* INSTRUCTIONS FOR THE TASK
Extract only the first line of the listing and every line after it up to and including the one with "172L81 143L109 172M160". Omit the pictures.

* INFORMATION SHOWN
[START]
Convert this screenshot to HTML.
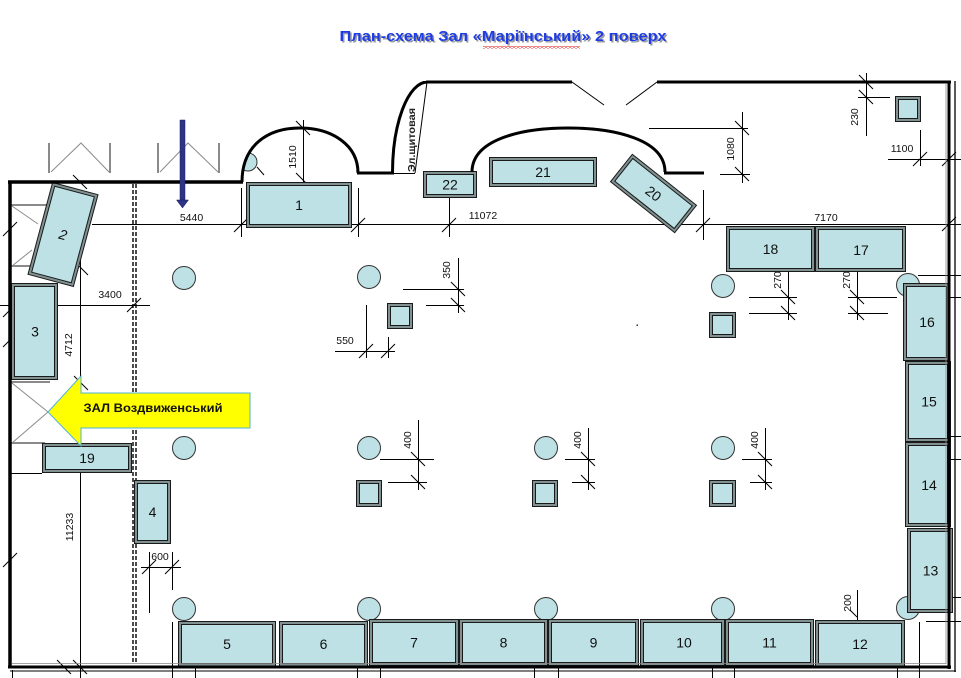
<!DOCTYPE html>
<html><head><meta charset="utf-8"><style>
html,body{margin:0;padding:0;background:#fff;width:961px;height:678px;overflow:hidden}
svg{display:block}
text{font-family:"Liberation Sans",Arial,sans-serif}
</style></head><body>
<svg width="961" height="678" viewBox="0 0 961 678" xmlns="http://www.w3.org/2000/svg">
<defs>
<clipPath id="arch1"><path d="M242,181 C242,145 268,128 300,128 C332,128 358,145 358,173 L358,185 L242,185 Z"/></clipPath>
<pattern id="wave" x="0" y="0" width="4" height="3" patternUnits="userSpaceOnUse"><polyline points="0,0.5 2,2.5 4,0.5" fill="none" stroke="#e03030" stroke-width="0.8"/></pattern>
</defs>
<rect width="961" height="678" fill="#fff"/>

<text x="504.5" y="42.5" text-anchor="middle" font-size="15" font-weight="bold" fill="#9a9a9a" textLength="327" lengthAdjust="spacingAndGlyphs">План-схема Зал «Маріїнський» 2 поверх</text>
<text x="503" y="41" text-anchor="middle" font-size="15" font-weight="bold" fill="#1e3ce6" textLength="327" lengthAdjust="spacingAndGlyphs">План-схема Зал «Маріїнський» 2 поверх</text>
<rect x="483" y="46" width="97" height="3" fill="url(#wave)"/>

<path fill="none" stroke="#8a8a8a" stroke-width="2" d="M49 143V173M110 143V173M158 143V173M219 143V173M10 205H47M10 266H32M10 382H50M10 443H45"/>
<path fill="none" stroke="#8a8a8a" stroke-width="1" d="M51 172L81 143L109 172M160 172L188 143L218 172M12 206L38 224M12 266L32 250M12 383L48 412M12 443L48 412"/>

<path fill="none" stroke="#000" stroke-width="1" d="M92 224.5H961M241.5 188V237M358.5 188V237M449.5 198V237M703.5 190V240M303.5 120V183M649 128.5H748M720 174.5H750M742.5 112V183M866.5 73V136M858 97.5H890M888 159.5H961M920.5 130V166M0 305.5H150M80.5 258V678M458.5 258V313M403 289.5H464M426 305.5H464M335 351.5H395M366.5 305V358M388.5 337V358M418.5 420V490M380 459.5H434M388 482.5H427M588.5 428V490M565 459.5H595M572 482.5H595M765.5 428V490M742 459.5H772M750 482.5H772M788.5 272V320M749 297.5H797M749 313.5H797M857.5 272V320M848 297.5H897M848 313.5H888M149.5 552V613M172.5 552V590M172.5 622V678M141 567.5H181M857.5 590V620M918 275.5H961M950 297.5H961M950 436.5H961M950 459.5H961M950 597.5H961M926 621.5H961M919.5 622V678M10 473.5H42M195.5 668V678M357.5 665V678M380.5 665V678M534.5 665V678M558.5 665V678M712.5 665V678M734.5 665V678M897.5 665V678M12.5 670V678"/>
<path fill="none" stroke="#000" stroke-width="1" d="M234 232l14-14M351 232l14-14M442 232l14-14M696 232l14-14M942 231l14-14M127 312l14-14M359 358l14-14M381 358l14-14M142 574l14-14M165 574l14-14M913 166l14-14M942 166l14-14M3 236l14-14M3 317l14-14M3 347l14-14M3 567l14-14M296 121l14 14M296 173l10 10M735 121l14 14M735 167l14 14M859 75l14 14M859 90l14 14M74 261l14 14M74 376l14 14M451 282l14 14M451 298l14 14M411 452l14 14M411 475l14 14M581 452l14 14M581 475l14 14M758 452l14 14M758 475l14 14M781 290l14 14M781 306l14 14M850 290l14 14M850 306l14 14M57 660l14 14M73 660l14 14M73 175l14 14M850 610l7 7M257 167l7 8"/>

<g font-size="10.5" fill="#111" text-anchor="middle">
<text x="191.5" y="221">5440</text>
<text x="483" y="219">11072</text>
<text x="826" y="221">7170</text>
<text x="110" y="298">3400</text>
<text x="345" y="344">550</text>
<text x="902" y="152">1100</text>
<text x="160" y="560">600</text>
<text transform="translate(292,157) rotate(-90)" y="4">1510</text>
<text transform="translate(730,149) rotate(-90)" y="4">1080</text>
<text transform="translate(854,117) rotate(-90)" y="4">230</text>
<text transform="translate(446,270) rotate(-90)" y="4">350</text>
<text transform="translate(68,345) rotate(-90)" y="4">4712</text>
<text transform="translate(69,527) rotate(-90)" y="4">11233</text>
<text transform="translate(407,440) rotate(-90)" y="4">400</text>
<text transform="translate(577,440) rotate(-90)" y="4">400</text>
<text transform="translate(754,440) rotate(-90)" y="4">400</text>
<text transform="translate(777,280) rotate(-90)" y="4">270</text>
<text transform="translate(846,280) rotate(-90)" y="4">270</text>
<text transform="translate(847,603) rotate(-90)" y="4">200</text>
</g>

<path fill="none" stroke="#000" stroke-width="1.4" stroke-dasharray="4 2" d="M133 184V662M136 184V662"/>

<g fill="#bde1e4" stroke="#333" stroke-width="1">
<circle cx="184" cy="278" r="11.5"/><circle cx="369" cy="277" r="11.5"/><circle cx="723" cy="286" r="11.5"/><circle cx="908" cy="285" r="11.5"/>
<circle cx="184" cy="448" r="11.5"/><circle cx="369" cy="448" r="11.5"/><circle cx="546" cy="448" r="11.5"/><circle cx="723" cy="448" r="11.5"/>
<circle cx="184" cy="609" r="11.5"/><circle cx="369" cy="609" r="11.5"/><circle cx="546" cy="609" r="11.5"/><circle cx="723" cy="609" r="11.5"/><circle cx="908" cy="608" r="11.5"/>
<circle cx="248" cy="162" r="9" clip-path="url(#arch1)"/>
</g>
<rect x="636.5" y="324.5" width="1.5" height="1.5" fill="#333"/>

<path stroke="#1a1a1a" stroke-width="1" fill="#819191" d="M246.5 182.5h105v45h-105zM423.5 171.5h53v26h-53zM489.5 157.5h107v29h-107zM726.5 226.5h88v45h-88zM815.5 226.5h90v45h-90zM11.5 283.5h46v96h-46zM42.5 443.5h89v29h-89zM134.5 480.5h36v63h-36zM178.5 621.5h97v45h-97zM279.5 621.5h88v45h-88zM369.5 619.5h89v46h-89zM459.5 619.5h88v46h-88zM548.5 619.5h90v46h-90zM640.5 619.5h84v46h-84zM725.5 619.5h88v46h-88zM815.5 620.5h89v46h-89zM903.5 283.5h46v77h-46zM905.5 361.5h45v80h-45zM905.5 442.5h45v84h-45zM907.5 528.5h45v84h-45zM387.5 303.5h25v25h-25zM709.5 312.5h26v25h-26zM356.5 480.5h25v26h-25zM532.5 480.5h25v26h-25zM709.5 480.5h26v26h-26zM895.5 96.5h25v25h-25z"/>
<path stroke="#1a1a1a" stroke-width="1" fill="#bde1e4" d="M249.5 185.5h99v39h-99zM426.5 174.5h47v20h-47zM492.5 160.5h101v23h-101zM729.5 229.5h82v39h-82zM818.5 229.5h84v39h-84zM14.5 286.5h40v90h-40zM45.5 446.5h83v23h-83zM137.5 483.5h30v57h-30zM181.5 624.5h91v39h-91zM282.5 624.5h82v39h-82zM372.5 622.5h83v40h-83zM462.5 622.5h82v40h-82zM551.5 622.5h84v40h-84zM643.5 622.5h78v40h-78zM728.5 622.5h82v40h-82zM818.5 623.5h83v40h-83zM906.5 286.5h40v71h-40zM908.5 364.5h39v74h-39zM908.5 445.5h39v78h-39zM910.5 531.5h39v78h-39zM390.5 306.5h19v19h-19zM712.5 315.5h20v19h-20zM359.5 483.5h19v20h-19zM535.5 483.5h19v20h-19zM712.5 483.5h20v20h-20zM898.5 99.5h19v19h-19z"/>
<g transform="translate(63,234.5) rotate(15)" stroke="#1a1a1a" stroke-width="1">
<rect x="-23.5" y="-47.5" width="47" height="95" fill="#819191"/>
<rect x="-20.5" y="-44.5" width="41" height="89" fill="#bde1e4"/>
<text x="0" y="5" font-size="14" font-style="italic" fill="#111" stroke="none" text-anchor="middle">2</text>
</g>
<g transform="translate(653.5,193.5) rotate(38.5)" stroke="#1a1a1a" stroke-width="1">
<rect x="-41" y="-17.5" width="82" height="35" fill="#819191"/>
<rect x="-38" y="-14.5" width="76" height="29" fill="#bde1e4"/>
<text x="0" y="5" font-size="14" fill="#111" stroke="none" text-anchor="middle">20</text>
</g>

<path fill="none" stroke="#000" stroke-width="3.5" d="M8 182H243M10 180.5V668"/>
<path fill="none" stroke="#000" stroke-width="3" d="M242,182 C242,145 268,128 300,128 C332,128 358,145 358,173M357 173H394M392.5,174 A35,91 0 0,1 427,82M426 82H572M657 82H951M472,172 C472,140 520,128 568,128 C616,128 665,140 665,172M664 173H704M949 81V669M8 667H951"/>
<path fill="none" stroke="#000" stroke-width="1" d="M572 82L604 105M657 82L626 105M427 82L415 173M393 173.5H415M10 671H956"/>
<path fill="none" stroke="#000" stroke-width="1.3" d="M955 81V672"/>
<path fill="none" stroke="#888" stroke-width="0.8" d="M946 84V664M12 663.5H946"/>

<text transform="translate(411,140) rotate(-90)" y="4" font-size="10.5" font-weight="bold" fill="#222" text-anchor="middle" textLength="64" lengthAdjust="spacingAndGlyphs">Эл.щитовая</text>

<path d="M180 120h5v80h-5zM176.5 200h12l-6 8z" fill="#2d3387" stroke="#1c1f5a" stroke-width="0.5"/>

<polygon points="48,412 81,376 81,393 250,393 250,428 81,428 81,446" fill="#ffff00" stroke="#4fb3d9" stroke-width="1"/>
<text x="153" y="412" text-anchor="middle" font-size="12" font-weight="bold" fill="#111" textLength="139" lengthAdjust="spacingAndGlyphs">ЗАЛ Воздвиженський</text>

<g font-size="14" fill="#111" text-anchor="middle">
<text x="299" y="210">1</text>
<text x="450" y="189.5">22</text>
<text x="543" y="177">21</text>
<text x="770.5" y="254">18</text>
<text x="861" y="255">17</text>
<text x="35" y="336.5">3</text>
<text x="87" y="463">19</text>
<text x="152.5" y="517">4</text>
<text x="227" y="649">5</text>
<text x="323.5" y="649">6</text>
<text x="414" y="647.5">7</text>
<text x="503.5" y="647.5">8</text>
<text x="593.5" y="647.5">9</text>
<text x="684" y="647.5">10</text>
<text x="769.5" y="647.5">11</text>
<text x="860" y="649">12</text>
<text x="927" y="327">16</text>
<text x="929" y="406.5">15</text>
<text x="929" y="490">14</text>
<text x="930.5" y="575.5">13</text>
</g>
</svg>
</body></html>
[END]
* RESPONSE FOR THIS EXERCISE
Convert this screenshot to HTML.
<!DOCTYPE html>
<html><head><meta charset="utf-8"><style>
html,body{margin:0;padding:0;background:#fff;width:961px;height:678px;overflow:hidden}
svg{display:block}
text{font-family:"Liberation Sans",Arial,sans-serif}
</style></head><body>
<svg width="961" height="678" viewBox="0 0 961 678" xmlns="http://www.w3.org/2000/svg">
<defs>
<clipPath id="arch1"><path d="M242,181 C242,145 268,128 300,128 C332,128 358,145 358,173 L358,185 L242,185 Z"/></clipPath>
<pattern id="wave" x="0" y="0" width="4" height="3" patternUnits="userSpaceOnUse"><polyline points="0,0.5 2,2.5 4,0.5" fill="none" stroke="#e03030" stroke-width="0.8"/></pattern>
</defs>
<rect width="961" height="678" fill="#fff"/>

<text x="504.5" y="42.5" text-anchor="middle" font-size="15" font-weight="bold" fill="#9a9a9a" textLength="327" lengthAdjust="spacingAndGlyphs">План-схема Зал «Маріїнський» 2 поверх</text>
<text x="503" y="41" text-anchor="middle" font-size="15" font-weight="bold" fill="#1e3ce6" textLength="327" lengthAdjust="spacingAndGlyphs">План-схема Зал «Маріїнський» 2 поверх</text>
<rect x="483" y="46" width="97" height="3" fill="url(#wave)"/>

<path fill="none" stroke="#8a8a8a" stroke-width="2" d="M49 143V173M110 143V173M158 143V173M219 143V173M10 205H47M10 266H32M10 382H50M10 443H45"/>
<path fill="none" stroke="#8a8a8a" stroke-width="1" d="M51 172L81 143L109 172M160 172L188 143L218 172M12 206L38 224M12 266L32 250M12 383L48 412M12 443L48 412"/>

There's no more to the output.